[Collected data]
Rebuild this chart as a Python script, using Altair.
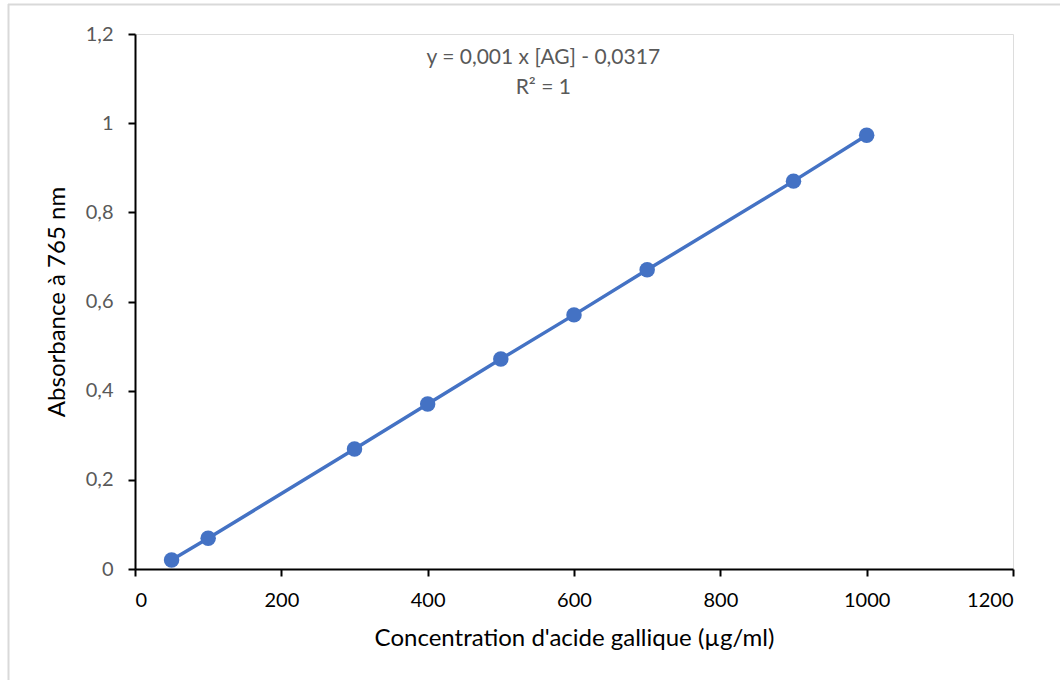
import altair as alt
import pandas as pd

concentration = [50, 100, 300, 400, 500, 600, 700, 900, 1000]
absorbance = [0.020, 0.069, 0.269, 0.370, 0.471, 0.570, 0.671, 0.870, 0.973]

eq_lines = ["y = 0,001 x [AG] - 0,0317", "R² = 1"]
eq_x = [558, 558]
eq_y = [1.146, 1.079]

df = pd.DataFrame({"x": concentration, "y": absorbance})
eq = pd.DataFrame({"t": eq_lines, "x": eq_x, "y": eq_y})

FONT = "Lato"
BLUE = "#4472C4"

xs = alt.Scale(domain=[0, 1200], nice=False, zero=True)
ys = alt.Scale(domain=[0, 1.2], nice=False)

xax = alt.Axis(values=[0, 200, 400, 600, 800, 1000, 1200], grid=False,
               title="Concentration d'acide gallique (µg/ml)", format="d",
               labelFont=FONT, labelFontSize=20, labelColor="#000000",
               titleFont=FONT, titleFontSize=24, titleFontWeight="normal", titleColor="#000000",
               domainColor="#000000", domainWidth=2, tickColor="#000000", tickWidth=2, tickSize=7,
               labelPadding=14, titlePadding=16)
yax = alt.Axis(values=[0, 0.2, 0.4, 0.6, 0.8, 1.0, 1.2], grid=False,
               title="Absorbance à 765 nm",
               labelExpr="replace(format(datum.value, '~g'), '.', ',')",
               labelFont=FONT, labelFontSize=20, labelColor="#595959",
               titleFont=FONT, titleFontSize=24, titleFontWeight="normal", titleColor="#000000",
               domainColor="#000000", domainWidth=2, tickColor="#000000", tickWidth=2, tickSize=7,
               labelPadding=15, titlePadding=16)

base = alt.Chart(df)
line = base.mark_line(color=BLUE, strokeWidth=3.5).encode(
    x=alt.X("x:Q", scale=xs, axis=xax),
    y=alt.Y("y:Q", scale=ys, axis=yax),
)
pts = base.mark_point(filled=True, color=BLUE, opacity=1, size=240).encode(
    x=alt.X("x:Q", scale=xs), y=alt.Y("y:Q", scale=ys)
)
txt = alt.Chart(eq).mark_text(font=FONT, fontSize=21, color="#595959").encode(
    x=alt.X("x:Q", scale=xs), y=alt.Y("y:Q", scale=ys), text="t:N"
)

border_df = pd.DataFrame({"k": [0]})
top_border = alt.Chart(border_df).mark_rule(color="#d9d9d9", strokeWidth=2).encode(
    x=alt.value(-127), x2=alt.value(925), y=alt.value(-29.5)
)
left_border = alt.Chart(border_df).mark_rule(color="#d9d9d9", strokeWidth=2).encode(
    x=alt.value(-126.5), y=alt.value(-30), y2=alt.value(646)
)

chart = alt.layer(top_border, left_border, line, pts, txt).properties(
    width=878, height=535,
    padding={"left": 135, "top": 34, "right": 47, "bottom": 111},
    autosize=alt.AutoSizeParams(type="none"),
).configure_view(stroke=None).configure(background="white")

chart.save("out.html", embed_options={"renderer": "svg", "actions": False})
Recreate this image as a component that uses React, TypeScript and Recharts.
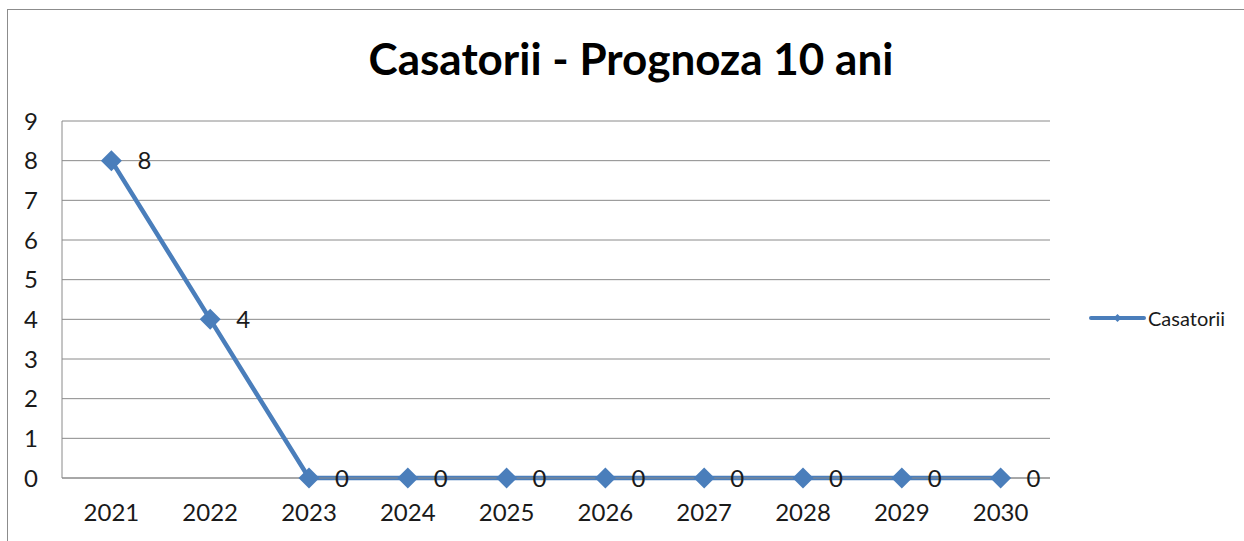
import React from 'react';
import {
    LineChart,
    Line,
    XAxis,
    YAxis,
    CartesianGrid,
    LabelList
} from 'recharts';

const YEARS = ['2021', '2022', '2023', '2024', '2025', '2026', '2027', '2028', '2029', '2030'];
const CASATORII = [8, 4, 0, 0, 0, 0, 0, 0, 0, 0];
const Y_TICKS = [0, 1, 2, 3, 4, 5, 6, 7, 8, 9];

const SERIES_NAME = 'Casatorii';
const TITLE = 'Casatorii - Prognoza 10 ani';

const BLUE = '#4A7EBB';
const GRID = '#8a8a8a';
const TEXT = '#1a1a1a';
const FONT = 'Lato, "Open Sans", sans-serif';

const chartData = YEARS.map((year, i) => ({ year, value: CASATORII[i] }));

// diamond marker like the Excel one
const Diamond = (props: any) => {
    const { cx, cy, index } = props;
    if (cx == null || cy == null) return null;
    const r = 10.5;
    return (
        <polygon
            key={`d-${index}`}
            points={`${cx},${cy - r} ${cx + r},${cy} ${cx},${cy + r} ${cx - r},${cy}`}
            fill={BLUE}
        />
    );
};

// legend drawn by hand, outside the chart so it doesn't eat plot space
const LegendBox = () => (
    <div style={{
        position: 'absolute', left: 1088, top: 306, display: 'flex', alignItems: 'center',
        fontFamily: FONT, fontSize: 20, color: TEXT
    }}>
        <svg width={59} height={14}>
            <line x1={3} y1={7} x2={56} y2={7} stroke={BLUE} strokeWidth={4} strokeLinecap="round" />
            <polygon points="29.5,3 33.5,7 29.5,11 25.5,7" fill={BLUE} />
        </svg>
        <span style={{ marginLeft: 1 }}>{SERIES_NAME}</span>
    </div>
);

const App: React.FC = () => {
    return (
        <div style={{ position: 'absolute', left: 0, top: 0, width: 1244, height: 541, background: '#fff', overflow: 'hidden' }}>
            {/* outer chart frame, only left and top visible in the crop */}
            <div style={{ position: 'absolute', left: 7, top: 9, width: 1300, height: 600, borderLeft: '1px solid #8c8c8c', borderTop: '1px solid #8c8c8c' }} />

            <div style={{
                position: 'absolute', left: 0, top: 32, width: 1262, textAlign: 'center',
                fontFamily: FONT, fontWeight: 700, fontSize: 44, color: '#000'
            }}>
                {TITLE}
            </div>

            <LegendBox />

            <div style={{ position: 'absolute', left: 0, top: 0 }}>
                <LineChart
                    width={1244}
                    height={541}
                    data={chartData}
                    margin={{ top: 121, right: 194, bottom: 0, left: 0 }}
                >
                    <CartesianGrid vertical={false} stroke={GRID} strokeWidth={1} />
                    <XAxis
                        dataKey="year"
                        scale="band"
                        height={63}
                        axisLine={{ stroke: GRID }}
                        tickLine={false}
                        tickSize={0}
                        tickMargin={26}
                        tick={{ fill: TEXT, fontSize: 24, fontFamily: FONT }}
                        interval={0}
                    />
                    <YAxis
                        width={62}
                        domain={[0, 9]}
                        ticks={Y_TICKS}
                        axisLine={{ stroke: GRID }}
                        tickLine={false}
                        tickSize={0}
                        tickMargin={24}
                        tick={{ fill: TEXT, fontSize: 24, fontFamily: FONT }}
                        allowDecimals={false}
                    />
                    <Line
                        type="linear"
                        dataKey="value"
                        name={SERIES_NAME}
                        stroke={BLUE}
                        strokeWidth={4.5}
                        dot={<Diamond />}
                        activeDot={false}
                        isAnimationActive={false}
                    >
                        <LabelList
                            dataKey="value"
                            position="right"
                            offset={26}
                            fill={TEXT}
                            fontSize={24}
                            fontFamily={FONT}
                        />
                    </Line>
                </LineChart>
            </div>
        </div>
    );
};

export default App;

• **What this task involves**: Omitting all images, print the listing exactly.

• **Solution to this task**:
Rebuild this chart as a Python script, using Altair.
import altair as alt
import pandas as pd

concentration = [50, 100, 300, 400, 500, 600, 700, 900, 1000]
absorbance = [0.020, 0.069, 0.269, 0.370, 0.471, 0.570, 0.671, 0.870, 0.973]

eq_lines = ["y = 0,001 x [AG] - 0,0317", "R² = 1"]
eq_x = [558, 558]
eq_y = [1.146, 1.079]

df = pd.DataFrame({"x": concentration, "y": absorbance})
eq = pd.DataFrame({"t": eq_lines, "x": eq_x, "y": eq_y})

FONT = "Lato"
BLUE = "#4472C4"

xs = alt.Scale(domain=[0, 1200], nice=False, zero=True)
ys = alt.Scale(domain=[0, 1.2], nice=False)

xax = alt.Axis(values=[0, 200, 400, 600, 800, 1000, 1200], grid=False,
               title="Concentration d'acide gallique (µg/ml)", format="d",
               labelFont=FONT, labelFontSize=20, labelColor="#000000",
               titleFont=FONT, titleFontSize=24, titleFontWeight="normal", titleColor="#000000",
               domainColor="#000000", domainWidth=2, tickColor="#000000", tickWidth=2, tickSize=7,
               labelPadding=14, titlePadding=16)
yax = alt.Axis(values=[0, 0.2, 0.4, 0.6, 0.8, 1.0, 1.2], grid=False,
               title="Absorbance à 765 nm",
               labelExpr="replace(format(datum.value, '~g'), '.', ',')",
               labelFont=FONT, labelFontSize=20, labelColor="#595959",
               titleFont=FONT, titleFontSize=24, titleFontWeight="normal", titleColor="#000000",
               domainColor="#000000", domainWidth=2, tickColor="#000000", tickWidth=2, tickSize=7,
               labelPadding=15, titlePadding=16)

base = alt.Chart(df)
line = base.mark_line(color=BLUE, strokeWidth=3.5).encode(
    x=alt.X("x:Q", scale=xs, axis=xax),
    y=alt.Y("y:Q", scale=ys, axis=yax),
)
pts = base.mark_point(filled=True, color=BLUE, opacity=1, size=240).encode(
    x=alt.X("x:Q", scale=xs), y=alt.Y("y:Q", scale=ys)
)
txt = alt.Chart(eq).mark_text(font=FONT, fontSize=21, color="#595959").encode(
    x=alt.X("x:Q", scale=xs), y=alt.Y("y:Q", scale=ys), text="t:N"
)

border_df = pd.DataFrame({"k": [0]})
top_border = alt.Chart(border_df).mark_rule(color="#d9d9d9", strokeWidth=2).encode(
    x=alt.value(-127), x2=alt.value(925), y=alt.value(-29.5)
)
left_border = alt.Chart(border_df).mark_rule(color="#d9d9d9", strokeWidth=2).encode(
    x=alt.value(-126.5), y=alt.value(-30), y2=alt.value(646)
)

chart = alt.layer(top_border, left_border, line, pts, txt).properties(
    width=878, height=535,
    padding={"left": 135, "top": 34, "right": 47, "bottom": 111},
    autosize=alt.AutoSizeParams(type="none"),
).configure_view(stroke=None).configure(background="white")

chart.save("out.html", embed_options={"renderer": "svg", "actions": False})
Recreate this image as a component that uses React, TypeScript and Recharts.
import React from 'react';
import {
    LineChart,
    Line,
    XAxis,
    YAxis,
    CartesianGrid,
    LabelList
} from 'recharts';

const YEARS = ['2021', '2022', '2023', '2024', '2025', '2026', '2027', '2028', '2029', '2030'];
const CASATORII = [8, 4, 0, 0, 0, 0, 0, 0, 0, 0];
const Y_TICKS = [0, 1, 2, 3, 4, 5, 6, 7, 8, 9];

const SERIES_NAME = 'Casatorii';
const TITLE = 'Casatorii - Prognoza 10 ani';

const BLUE = '#4A7EBB';
const GRID = '#8a8a8a';
const TEXT = '#1a1a1a';
const FONT = 'Lato, "Open Sans", sans-serif';

const chartData = YEARS.map((year, i) => ({ year, value: CASATORII[i] }));

// diamond marker like the Excel one
const Diamond = (props: any) => {
    const { cx, cy, index } = props;
    if (cx == null || cy == null) return null;
    const r = 10.5;
    return (
        <polygon
            key={`d-${index}`}
            points={`${cx},${cy - r} ${cx + r},${cy} ${cx},${cy + r} ${cx - r},${cy}`}
            fill={BLUE}
        />
    );
};

// legend drawn by hand, outside the chart so it doesn't eat plot space
const LegendBox = () => (
    <div style={{
        position: 'absolute', left: 1088, top: 306, display: 'flex', alignItems: 'center',
        fontFamily: FONT, fontSize: 20, color: TEXT
    }}>
        <svg width={59} height={14}>
            <line x1={3} y1={7} x2={56} y2={7} stroke={BLUE} strokeWidth={4} strokeLinecap="round" />
            <polygon points="29.5,3 33.5,7 29.5,11 25.5,7" fill={BLUE} />
        </svg>
        <span style={{ marginLeft: 1 }}>{SERIES_NAME}</span>
    </div>
);

const App: React.FC = () => {
    return (
        <div style={{ position: 'absolute', left: 0, top: 0, width: 1244, height: 541, background: '#fff', overflow: 'hidden' }}>
            {/* outer chart frame, only left and top visible in the crop */}
            <div style={{ position: 'absolute', left: 7, top: 9, width: 1300, height: 600, borderLeft: '1px solid #8c8c8c', borderTop: '1px solid #8c8c8c' }} />

            <div style={{
                position: 'absolute', left: 0, top: 32, width: 1262, textAlign: 'center',
                fontFamily: FONT, fontWeight: 700, fontSize: 44, color: '#000'
            }}>
                {TITLE}
            </div>

            <LegendBox />

            <div style={{ position: 'absolute', left: 0, top: 0 }}>
                <LineChart
                    width={1244}
                    height={541}
                    data={chartData}
                    margin={{ top: 121, right: 194, bottom: 0, left: 0 }}
                >
                    <CartesianGrid vertical={false} stroke={GRID} strokeWidth={1} />
                    <XAxis
                        dataKey="year"
                        scale="band"
                        height={63}
                        axisLine={{ stroke: GRID }}
                        tickLine={false}
                        tickSize={0}
                        tickMargin={26}
                        tick={{ fill: TEXT, fontSize: 24, fontFamily: FONT }}
                        interval={0}
                    />
                    <YAxis
                        width={62}
                        domain={[0, 9]}
                        ticks={Y_TICKS}
                        axisLine={{ stroke: GRID }}
                        tickLine={false}
                        tickSize={0}
                        tickMargin={24}
                        tick={{ fill: TEXT, fontSize: 24, fontFamily: FONT }}
                        allowDecimals={false}
                    />
                    <Line
                        type="linear"
                        dataKey="value"
                        name={SERIES_NAME}
                        stroke={BLUE}
                        strokeWidth={4.5}
                        dot={<Diamond />}
                        activeDot={false}
                        isAnimationActive={false}
                    >
                        <LabelList
                            dataKey="value"
                            position="right"
                            offset={26}
                            fill={TEXT}
                            fontSize={24}
                            fontFamily={FONT}
                        />
                    </Line>
                </LineChart>
            </div>
        </div>
    );
};

export default App;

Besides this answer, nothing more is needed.